The way we do business, and the impact we make as we do it, defines our identity, just as much as the bottom line on our companies’ balance sheets.

Plenty of CEOs talk the language of Corporate Social Responsibility but how many embed it in their businesses? A Harvard Business School study found that the CSR function is typically housed at least two levels below the CEO – too often, it exists in a silo and a company’s CSR programme is neither integrated with its broader business strategy or aligned to its purpose and values. Run by internal managers, often without the involvement of the CEO, the danger is that they become a set of uncoordinated initiatives rather than a coherent plan of action.

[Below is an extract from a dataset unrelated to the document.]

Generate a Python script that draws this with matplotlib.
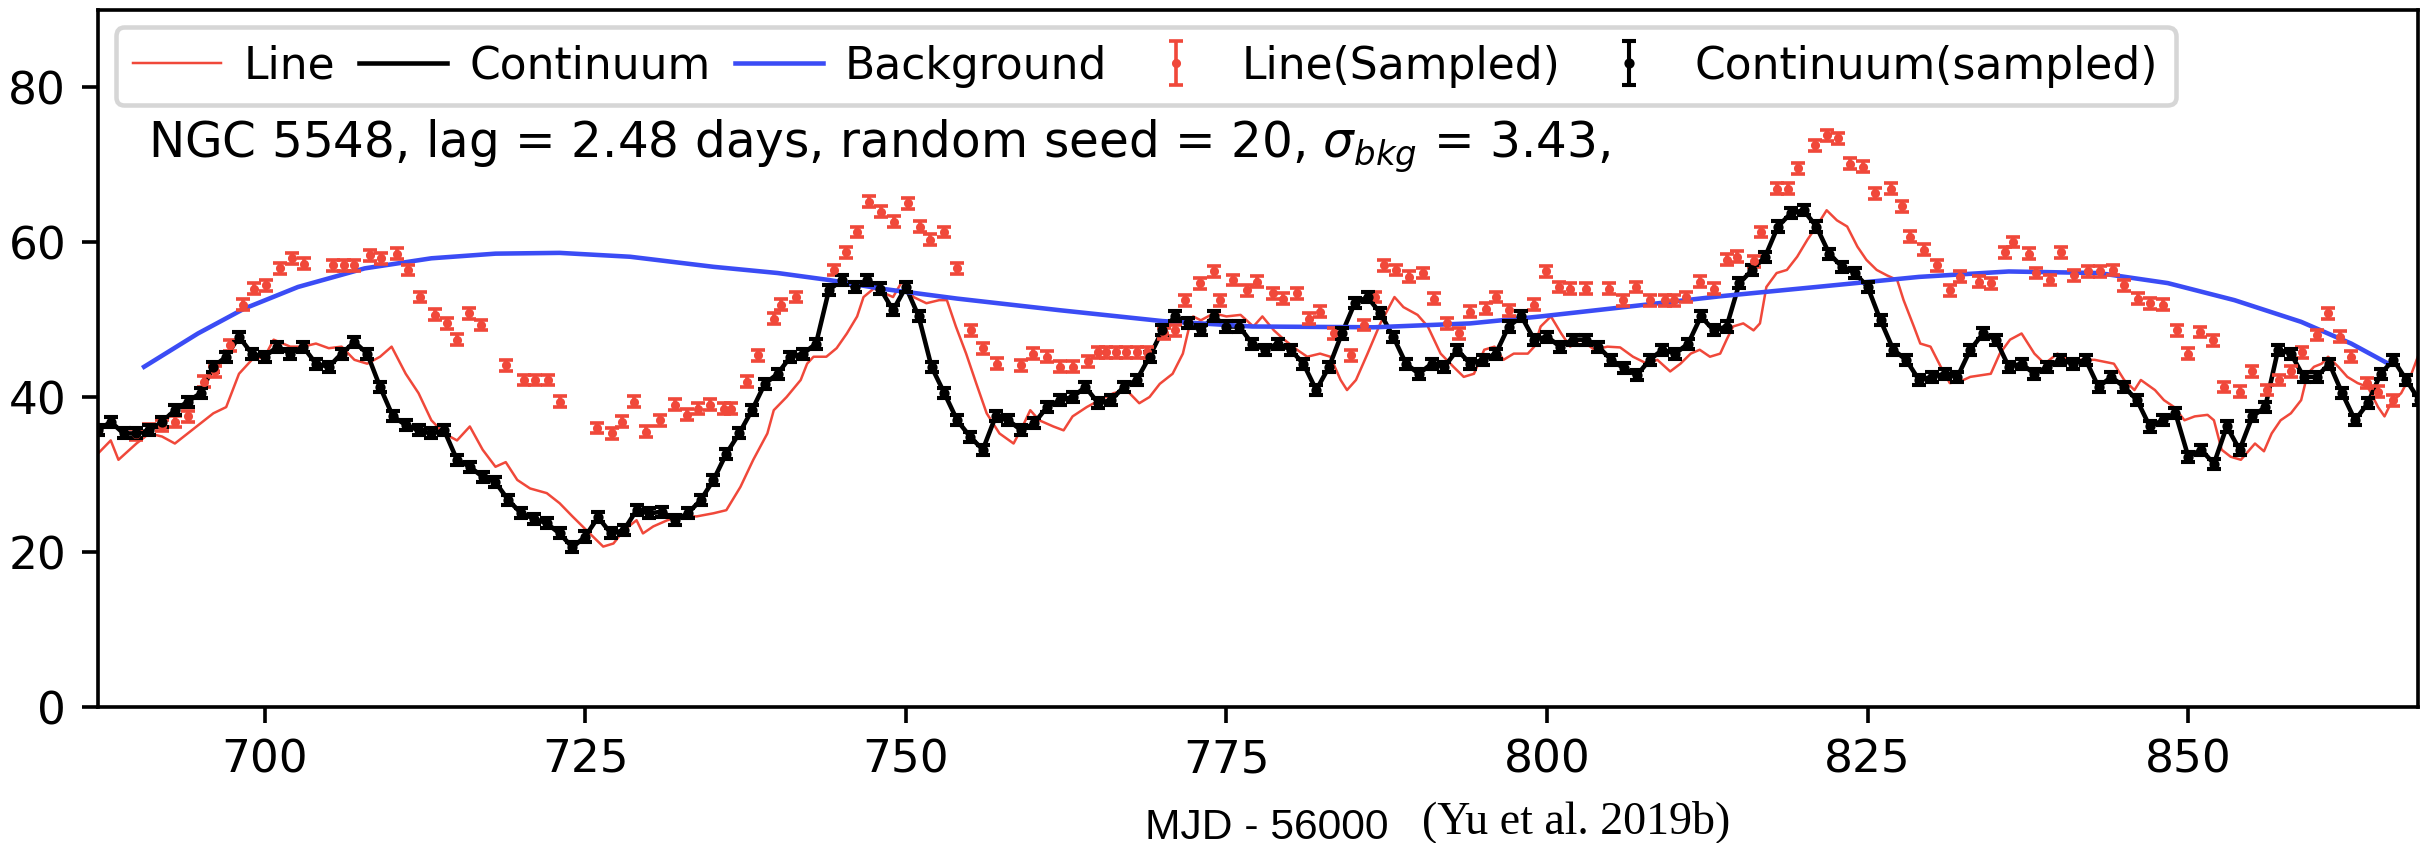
import numpy as np
import matplotlib
matplotlib.use("Agg")
import matplotlib.pyplot as plt

# Continuum light curve (MJD - 56000, flux), read at ~1 day steps
cont_t = np.arange(687, 869)
cont_v = [35.7, 36.8, 35.3, 35.3, 35.7, 36.8, 38.3, 39.4, 40.5, 43.9,
          45.2, 47.8, 45.6, 45.2, 46.5, 45.6, 46.5, 44.3, 43.9, 45.6,
          47.1, 45.6, 41.3, 37.5, 36.4, 35.7, 35.3, 35.7, 31.9, 31.0,
          29.7, 29.0, 26.7, 25.0, 24.3, 23.7, 22.4, 20.6, 22.0, 24.5,
          22.4, 22.8, 25.4, 25.0, 25.2, 24.1, 25.0, 26.7, 29.3, 32.7,
          35.3, 38.3, 41.7, 43.0, 45.2, 45.6, 46.9, 53.8, 55.1, 54.2,
          55.1, 54.0, 51.2, 54.2, 50.4, 43.9, 40.5, 37.0, 34.9, 33.2,
          37.5, 37.0, 35.7, 36.6, 38.7, 39.6, 40.0, 41.3, 39.2, 39.6,
          41.3, 42.2, 45.2, 48.6, 50.4, 49.5, 48.6, 50.4, 49.1, 49.1,
          46.9, 46.1, 46.9, 46.1, 44.3, 40.9, 43.9, 48.2, 52.1, 52.9,
          50.8, 47.8, 44.3, 43.0, 44.3, 43.9, 46.1, 44.3, 44.8, 45.6,
          49.1, 50.4, 47.4, 47.8, 46.5, 47.4, 47.4, 46.5, 44.8, 43.7,
          42.8, 44.8, 46.1, 45.6, 46.9, 50.4, 48.6, 49.1, 54.7, 56.4,
          58.1, 62.0, 63.7, 64.1, 62.0, 58.5, 56.8, 56.0, 54.2, 49.9,
          46.1, 44.8, 42.2, 42.6, 43.0, 42.6, 46.1, 48.2, 47.4, 43.9,
          44.3, 43.0, 43.9, 44.8, 44.3, 44.8, 41.3, 42.6, 41.3, 39.6,
          36.2, 37.0, 37.9, 32.3, 33.2, 31.4, 36.2, 33.2, 37.5, 38.7,
          46.1, 45.6, 42.6, 42.6, 44.3, 40.5, 37.0, 39.2, 43.0, 44.8,
          42.2, 39.6]
cont_err = 0.65

# Emission line light curve
line_t = [687.0, 688.0, 688.6, 690.0, 691.0, 692.0, 693.0, 694.0, 695.0, 696.0,
          697.0, 698.0, 699.0, 700.0, 700.7, 702.0, 703.0, 704.0, 705.0, 706.0,
          707.0, 708.0, 709.0, 709.9, 711.0, 712.0, 713.0, 714.0, 715.0, 716.0,
          717.0, 718.0, 718.8, 719.7, 720.7, 722.0, 723.0, 724.0, 725.1, 726.4,
          727.2, 728.0, 729.0, 729.5, 730.3, 731.4, 732.4, 733.7, 735.0, 736.0,
          737.1, 738.1, 739.2, 739.7, 740.7, 741.8, 742.3, 742.8, 743.8, 744.6,
          745.4, 746.2, 746.7, 747.5, 749.0, 749.7, 750.6, 751.6, 752.6, 753.2,
          753.9, 754.7, 755.5, 756.3, 757.3, 758.4, 759.1, 759.7, 760.4, 761.5,
          762.3, 763.0, 764.1, 765.1, 766.2, 767.2, 768.2, 769.0, 769.8, 770.8,
          771.6, 772.1, 772.4, 773.0, 774.0, 775.0, 776.1, 777.1, 777.8, 778.7,
          779.5, 780.5, 781.3, 782.3, 783.1, 783.9, 784.4, 785.1, 786.0, 787.0,
          788.1, 788.8, 789.9, 790.7, 791.7, 792.7, 793.5, 794.3, 795.1, 795.9,
          796.6, 797.4, 798.5, 799.0, 799.5, 800.3, 801.1, 801.8, 802.6, 803.7,
          804.7, 805.7, 806.7, 807.8, 808.6, 809.6, 810.4, 811.2, 811.9, 812.7,
          813.5, 814.0, 814.5, 815.3, 816.1, 816.6, 817.1, 817.9, 818.7, 819.5,
          820.3, 821.0, 821.8, 822.6, 823.4, 824.2, 824.9, 825.7, 826.5, 827.3,
          827.8, 828.6, 829.1, 829.9, 830.7, 831.4, 832.2, 833.0, 833.8, 834.6,
          835.3, 836.1, 837.0, 838.0, 838.8, 839.8, 840.6, 841.6, 842.7, 844.2,
          845.0, 845.8, 846.3, 847.4, 848.1, 848.9, 849.7, 850.5, 851.5, 852.0,
          852.6, 853.3, 854.1, 855.2, 855.9, 856.5, 857.2, 858.0, 858.8, 859.3,
          859.8, 860.4, 860.9, 861.7, 862.4, 863.2, 864.0, 864.8, 865.3, 865.8,
          866.6, 867.4, 867.9]
line_v = [32.7, 34.4, 31.9, 34.0, 35.3, 34.9, 34.0, 35.3, 36.6, 37.9,
          38.7, 43.0, 44.8, 45.2, 47.4, 46.5, 46.5, 46.9, 46.3, 46.5,
          44.8, 44.3, 45.2, 46.5, 43.0, 40.5, 37.0, 35.3, 34.4, 36.2,
          33.2, 31.0, 31.6, 29.3, 28.2, 27.6, 26.3, 24.6, 22.8, 20.7,
          21.1, 22.8, 24.1, 22.4, 23.3, 24.1, 24.6, 24.6, 25.0, 25.4,
          28.4, 31.9, 35.3, 38.3, 40.0, 42.2, 44.3, 45.2, 45.2, 46.3,
          48.2, 50.4, 52.9, 54.0, 52.9, 54.9, 52.9, 52.1, 52.5, 52.5,
          49.1, 45.6, 41.7, 37.9, 35.3, 34.0, 36.2, 38.3, 37.0, 36.2,
          35.7, 37.5, 38.7, 39.6, 40.5, 40.9, 39.2, 40.0, 41.7, 43.0,
          45.6, 49.1, 50.4, 49.9, 50.8, 50.4, 50.6, 49.1, 50.4, 48.6,
          47.4, 46.1, 45.2, 45.6, 45.2, 42.2, 40.9, 42.2, 45.6, 49.5,
          52.9, 51.6, 50.6, 49.1, 45.6, 43.9, 42.6, 43.0, 46.1, 46.5,
          44.8, 45.6, 45.6, 46.5, 49.1, 50.4, 48.2, 46.5, 47.4, 46.1,
          46.5, 46.4, 45.2, 44.3, 44.8, 43.3, 44.3, 45.6, 46.1, 45.2,
          45.6, 47.4, 49.1, 49.5, 48.6, 49.5, 54.2, 56.0, 56.4, 58.1,
          60.3, 62.0, 64.1, 62.8, 62.0, 59.4, 57.7, 56.4, 55.7, 55.1,
          52.5, 49.1, 46.9, 46.5, 43.9, 41.8, 42.0, 42.6, 42.8, 43.0,
          45.6, 47.4, 48.2, 45.6, 44.3, 45.6, 44.8, 44.8, 44.8, 44.3,
          42.2, 40.9, 42.2, 40.9, 39.6, 38.7, 37.0, 37.5, 37.7, 37.0,
          33.2, 32.3, 31.9, 34.0, 33.0, 35.3, 37.0, 37.9, 39.6, 43.0,
          43.9, 44.3, 45.2, 43.9, 42.6, 41.8, 41.3, 38.7, 37.5, 39.2,
          40.5, 43.0, 45.2]

# Background trend
bkg_t = [690.6, 694.8, 698.4, 702.6, 707.8, 713.0, 718.0, 723.0, 728.5, 735.0,
         740.0, 744.0, 748.0, 754.0, 762.0, 770.0, 777.0, 786.5, 794.0, 799.5,
         806.0, 813.5, 821.0, 829.0, 836.0, 843.0, 848.4, 853.6, 858.8, 862.7,
         865.6]
bkg_v = [43.9, 48.2, 51.4, 54.2, 56.6, 57.9, 58.5, 58.6, 58.1, 56.8,
         56.0, 55.1, 54.0, 52.7, 51.2, 49.8, 49.1, 49.0, 49.5, 50.4,
         51.6, 53.0, 54.2, 55.5, 56.2, 56.0, 54.7, 52.5, 49.7, 46.9,
         44.3]

# Sampled line points
samp_t = [690.0, 691.0, 692.0, 693.0, 694.0, 695.3, 696.1, 697.3, 698.3, 699.2,
          700.1, 701.2, 702.1, 703.1, 705.3, 706.2, 707.0, 708.2, 709.1, 710.3,
          711.2, 712.1, 713.3, 714.2, 715.0, 715.9, 716.9, 718.8, 720.2, 721.1,
          722.1, 723.0, 725.9, 727.1, 727.9, 728.8, 729.7, 730.8, 732.0, 732.9,
          733.8, 734.7, 735.8, 736.4, 737.6, 738.5, 739.7, 740.3, 741.4, 744.4,
          745.3, 746.2, 747.1, 748.1, 749.1, 750.2, 751.1, 751.9, 753.0, 754.0,
          755.1, 756.0, 757.1, 759.0, 759.9, 761.0, 762.0, 763.0, 764.2, 765.0,
          765.6, 766.4, 767.2, 768.0, 768.8, 770.1, 771.0, 771.8, 772.9, 774.0,
          774.5, 775.5, 776.6, 777.4, 778.6, 779.4, 780.5, 781.4, 782.3, 783.4,
          784.7, 785.7, 786.6, 787.3, 788.2, 789.2, 790.3, 791.2, 792.2, 793.1,
          794.0, 795.2, 796.0, 797.0, 799.0, 799.9, 800.9, 801.8, 803.0, 804.8,
          805.9, 806.9, 808.0, 809.2, 809.9, 810.8, 811.9, 813.0, 814.0, 814.8,
          816.1, 816.7, 817.9, 818.8, 819.6, 820.9, 821.8, 822.7, 823.6, 824.6,
          825.6, 826.8, 827.7, 828.3, 829.4, 830.4, 831.4, 832.2, 833.7, 834.6,
          835.7, 836.3, 837.6, 838.1, 839.2, 840.1, 841.1, 842.2, 843.1, 844.1,
          845.0, 846.1, 847.0, 848.0, 849.1, 850.0, 850.9, 851.9, 852.8, 854.0,
          855.0, 856.1, 857.1, 858.0, 858.9, 860.0, 860.9, 861.8, 862.7, 863.9,
          864.8, 866.0]
samp_v = [35.2, 35.8, 36.3, 36.8, 37.5, 42.0, 43.3, 46.7, 51.9, 54.0,
          54.4, 56.6, 57.9, 57.2, 57.0, 57.0, 57.0, 58.3, 57.9, 58.5,
          56.4, 52.9, 50.6, 49.5, 47.4, 50.8, 49.3, 44.1, 42.2, 42.2,
          42.2, 39.4, 36.0, 35.3, 36.8, 39.4, 35.5, 37.0, 39.0, 37.7,
          38.5, 39.0, 38.5, 38.5, 42.0, 45.4, 50.1, 51.9, 52.9, 56.4,
          58.7, 61.3, 65.2, 63.9, 62.6, 65.0, 62.0, 60.3, 61.3, 56.6,
          48.6, 46.3, 44.3, 44.1, 45.6, 45.2, 43.9, 43.9, 44.6, 45.8,
          45.8, 45.8, 45.8, 45.8, 45.8, 48.2, 48.6, 52.5, 54.7, 56.2,
          52.5, 55.1, 53.8, 54.9, 53.4, 52.7, 53.4, 50.1, 51.0, 48.2,
          45.4, 49.3, 52.9, 57.0, 56.4, 55.5, 56.0, 52.7, 49.5, 48.2,
          51.0, 51.4, 52.9, 51.2, 51.9, 56.2, 54.2, 54.0, 54.0, 54.0,
          52.5, 54.2, 52.5, 52.5, 52.5, 52.9, 54.9, 54.0, 57.7, 58.1,
          57.5, 61.3, 66.9, 66.9, 69.5, 72.5, 73.8, 73.4, 70.1, 69.7,
          66.3, 66.9, 64.6, 60.7, 59.0, 57.0, 53.8, 55.5, 54.9, 54.7,
          58.7, 60.0, 58.5, 56.0, 55.1, 58.7, 55.7, 56.2, 56.2, 56.4,
          54.4, 52.7, 52.1, 51.9, 48.6, 45.6, 48.4, 47.3, 41.3, 40.7,
          43.3, 40.9, 42.2, 43.3, 45.8, 48.0, 50.8, 47.8, 45.2, 41.8,
          40.7, 39.6]
samp_err = 0.7

red = "#f0483a"
blue = "#3b4cf5"

fig = plt.figure(figsize=(2430 / 327, 843 / 327), dpi=327)
ax = fig.add_axes([0.0403, 0.1613, 0.9547, 0.8274])

ax.plot(line_t, line_v, color=red, lw=0.55, label="Line")
ax.plot(cont_t, cont_v, color="black", lw=1.0, label="Continuum")
ax.plot(bkg_t, bkg_v, color=blue, lw=1.0, label="Background")
ax.errorbar(samp_t, samp_v, yerr=samp_err, fmt=".", color=red, ms=2,
            elinewidth=0.8, capsize=1.6, capthick=0.8, label="Line(Sampled)")
ax.errorbar(cont_t, cont_v, yerr=cont_err, fmt=".", color="black", ms=2.5,
            elinewidth=0.9, capsize=1.6, capthick=0.9, label="Continuum(sampled)")

ax.set_xlim(687, 867.9)
ax.set_ylim(0, 90)
ax.set_xticks([700, 725, 750, 775, 800, 825, 850])
ax.set_yticks([0, 20, 40, 60, 80])

ax.text(690.9, 70.8, r"NGC 5548, lag = 2.48 days, random seed = 20, $\sigma_{bkg}$ = 3.43,",
        fontsize=10.7, va="baseline")
ax.legend(loc="upper left", ncol=5, fontsize=9.7, borderaxespad=0.4,
          columnspacing=0.55, handletextpad=0.5)

fig.text(0.471, 0.005, "MJD - 56000", family=["Liberation Sans", "DejaVu Sans"],
         fontsize=9.4, va="baseline")
fig.text(0.585, 0.0119, "(Yu et al. 2019b)", family=["Liberation Serif", "DejaVu Serif"],
         fontsize=10.1, va="baseline")

fig.savefig("out.png", dpi=327)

When companies start hiring a vice-president responsible for CSR and reporting directly to the CEO that would indicate progress – but you could argue that the day they start firing them is a better sign because it means they are being held accountable and the issue is being taken seriously.

Social responsibility should be at the heart of every decision a company takes, not bolted on as an after-thought. Commerce and justice need to be intrinsically linked, not treated as separate entities.